Innovative ideas are a dime a dozen, according to Jim Andrew, senior partner at big-time consultancy BCG. In fact, at most companies, coming up with great concepts for a product, service, or process isn’t even an issue. But turning those ideas into money … ah, there’s the rub.
I caught up with Andrew last week when he was pitching his book, Payback: Reaping the Rewards of Innovation, due out in January. Although he doesn’t write exclusively about IT, I pressed him for ways in which tech pros could channel their creative impulses to get ahead.
His advice is single-minded: “Creativity is generally a really good thing. But at the end of the day, you have to make sure it shows up on the bottom line.” And as IT steadily gains influence in the boardroom, Andrew insists, the need to match technical innovation to business goals, and to generate money from those ideas, becomes critical.

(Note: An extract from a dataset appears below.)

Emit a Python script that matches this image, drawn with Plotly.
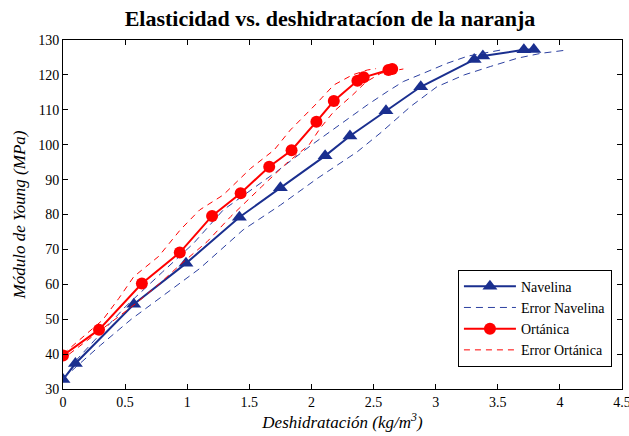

Despite all this highfalutin talk of innovation, Payback is not a strictly theoretical exercise. Andrew and co-author Harold Sirkin offer guidance for turning innovations into moneymakers, describing how to calculate a “cash curve,” how to assess potential benefits, even how and when to kill a project.
On that last note, Andrew brought up a point that will resonate with many IT managers. The typical project portfolio, he says, can be divvied into three parts. A third are proven winners. Another third are still in their infancy; it’s too early to tell how they’ll turn out. The last third have either outlived their usefulness, never got off the ground, or never will. Even so, they’ve been kept alive for any number of misguided reasons, from favoritism to sheer force of habit.
Sound familiar? Then maybe you should examine your full slate of products -- and advocate pulling the plug on any losers. In my book, that qualifies as a great idea.